Calls for government to fund cyber-security
A non-profit company representing people involved in securing computer systems says New Zealand has "a problem with information security" and are calling for a helping hand from the Government.
In2security, whose directors claim the backing of upwards of 350 information technology professionals, today released a 58-page paper calling for a government-funded development scheme for the industry.
Among eight items on its wish-list are an apprenticeship scheme, training subsidies and an online portal.
Recent data security breaches, which include Work and Income's kiosk security scare, show businesses and the public sector are struggling to cope with the demands of a connected-by-default" society, it said.
In2security was established last year by British immigrants Adam and Laura Bell, both of whom emigrated from Britain 18 months ago and work for Auckland IT security firm Lateral Security.

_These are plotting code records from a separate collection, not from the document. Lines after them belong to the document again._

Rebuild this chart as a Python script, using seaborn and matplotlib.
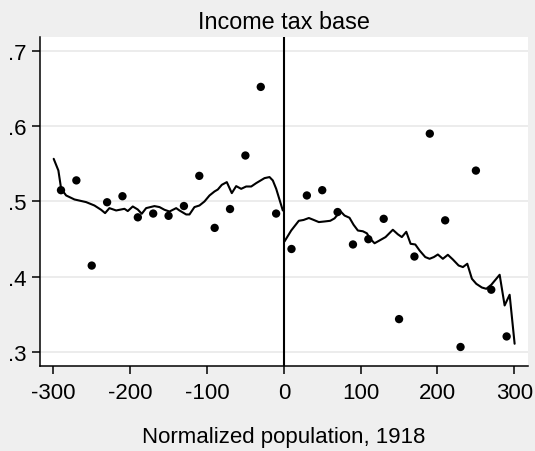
import matplotlib
matplotlib.use("Agg")
import matplotlib.pyplot as plt
import numpy as np
import pandas as pd
import seaborn as sns

# Binned means (20-unit bins of normalized population)
bin_x = [-290, -270, -250, -230, -210, -190, -170, -150, -130, -110,
         -90, -70, -50, -30, -10, 10, 30, 50, 70, 90,
         110, 130, 150, 170, 190, 210, 230, 250, 270, 290]
bin_y = [0.515, 0.528, 0.415, 0.499, 0.507, 0.479, 0.484, 0.481, 0.494, 0.534,
         0.465, 0.490, 0.561, 0.652, 0.484, 0.437, 0.508, 0.515, 0.486, 0.443,
         0.450, 0.477, 0.344, 0.427, 0.590, 0.475, 0.307, 0.541, 0.383, 0.321]

# Local fit, below the threshold
fit_left_x = [-299.5, -293.4, -289.8, -283.3, -272.5, -257.3, -246.5, -237.8, -232.6, -227.0,
              -218.2, -207.4, -203.1, -196.6, -190.1, -184.9, -179.2, -168.4, -161.8, -155.3,
              -148.8, -140.1, -135.8, -127.1, -122.8, -116.3, -109.8, -103.3, -96.7, -90.2,
              -85.9, -80.7, -74.2, -67.7, -62.0, -55.5, -49.0, -42.4, -35.9, -25.1,
              -18.6, -14.3, -9.9, -1.3]
fit_left_y = [0.5566, 0.5411, 0.5168, 0.5080, 0.5027, 0.4992, 0.4947, 0.4890, 0.4846, 0.4912,
              0.4881, 0.4903, 0.4873, 0.4934, 0.4894, 0.4837, 0.4912, 0.4939, 0.4926, 0.4890,
              0.4867, 0.4912, 0.4881, 0.4828, 0.4828, 0.4926, 0.4947, 0.5000, 0.5080, 0.5133,
              0.5159, 0.5221, 0.5257, 0.5111, 0.5204, 0.5168, 0.5199, 0.5199, 0.5244, 0.5310,
              0.5324, 0.5279, 0.5168, 0.4881]

# Local fit, above the threshold
fit_right_x = [0.9, 9.6, 19.5, 25.7, 32.6, 37.8, 45.6, 53.0, 60.4, 66.0,
               73.8, 79.0, 85.5, 90.8, 96.4, 102.9, 108.1, 112.5, 118.1, 124.6,
               132.4, 141.9, 148.4, 153.6, 159.4, 165.0, 171.1, 176.7, 184.1, 189.7,
               195.3, 200.5, 207.0, 213.5, 220.0, 227.5, 233.1, 238.8, 244.8, 250.5,
               257.8, 263.5, 270.0, 280.9, 287.4, 293.9, 300.4]
fit_right_y = [0.4470, 0.4615, 0.4744, 0.4755, 0.4781, 0.4760, 0.4727, 0.4735, 0.4744, 0.4776,
               0.4870, 0.4814, 0.4784, 0.4691, 0.4615, 0.4605, 0.4578, 0.4505, 0.4446, 0.4483,
               0.4528, 0.4625, 0.4565, 0.4528, 0.4598, 0.4439, 0.4430, 0.4350, 0.4263, 0.4240,
               0.4263, 0.4297, 0.4240, 0.4293, 0.4231, 0.4151, 0.4130, 0.4174, 0.3975, 0.3908,
               0.3859, 0.3842, 0.3895, 0.4028, 0.3621, 0.3763, 0.3113]

x_ticks = [-300, -200, -100, 0, 100, 200, 300]
y_ticks = [0.3, 0.4, 0.5, 0.6, 0.7]
y_tick_labels = [".3", ".4", ".5", ".6", ".7"]

sns.set_theme(style="white")
plt.rcParams["font.family"] = ["Liberation Sans", "DejaVu Sans"]

bg = "#efefef"
fs = 16
fig = plt.figure(figsize=(5.35, 4.52), dpi=100, facecolor=bg)
ax = fig.add_axes([0.0748, 0.1874, 0.9121, 0.7292])
ax.set_facecolor("white")

bins = pd.DataFrame({"x": bin_x, "y": bin_y})
left = pd.DataFrame({"x": fit_left_x, "y": fit_left_y})
right = pd.DataFrame({"x": fit_right_x, "y": fit_right_y})

for yt in y_ticks:
    ax.axhline(yt, color="#ebebeb", lw=1.3, zorder=0)

sns.scatterplot(data=bins, x="x", y="y", ax=ax, color="black", s=36,
                edgecolor="none", zorder=3)
sns.lineplot(data=left, x="x", y="y", ax=ax, color="black", lw=1.5,
             sort=False, zorder=2)
sns.lineplot(data=right, x="x", y="y", ax=ax, color="black", lw=1.5,
             sort=False, zorder=2)
ax.axvline(0, color="black", lw=1.5, zorder=2)

ax.set_xlim(-317.3, 317.8)
ax.set_ylim(0.2814, 0.7186)
ax.set_xticks(x_ticks)
ax.set_xticklabels([str(v) for v in x_ticks])
ax.set_yticks(y_ticks)
ax.set_yticklabels(y_tick_labels)

for side in ("top", "right"):
    ax.spines[side].set_visible(False)
for side in ("left", "bottom"):
    ax.spines[side].set_color("black")
    ax.spines[side].set_linewidth(1.1)

ax.tick_params(axis="x", which="major", direction="out", length=6,
               width=1.1, color="black", labelsize=fs, labelcolor="black",
               pad=5, bottom=True)
ax.tick_params(axis="y", which="major", direction="out", length=6,
               width=1.1, color="black", labelsize=fs, labelcolor="black",
               pad=4, left=True)

ax.set_xlabel("Normalized population, 1918", fontsize=fs, color="black",
              labelpad=17)
ax.set_ylabel("")
ax.set_title("Income tax base", fontsize=16.8, color="black", pad=6)

fig.savefig("out.png", dpi=100, facecolor=bg)
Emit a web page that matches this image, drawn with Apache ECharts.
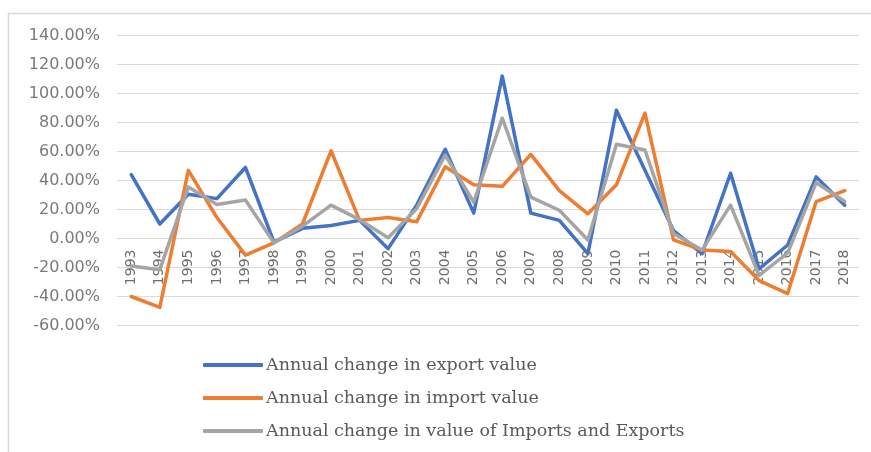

Adam Bell said they decided to do something after the need for such a body was discussed at technology security conference Kiwicon.
"We have got a lot of community and business support. We have had help from Microsoft, and Auckland and Victoria universities have both chipped," Adam Bell said. Some security firms including Lateral had also contributed.
New Zealand had the chance to become a "global leader in the strategic development of information security professionals", their report said. "The days of 'learning by doing' and 'she'll be right' in systems security are over."
Labour communications spokeswoman Clare Curran last week introduced a private member's bill that would establish a "special commission of inquiry" into the Work and Income security lapse and "any other" similar breaches involving personal information stored by government agencies.
Curran hoped the bill might gets its first reading before Christmas after it was selected in a ballot and said she would be writing to other parties to seek their support.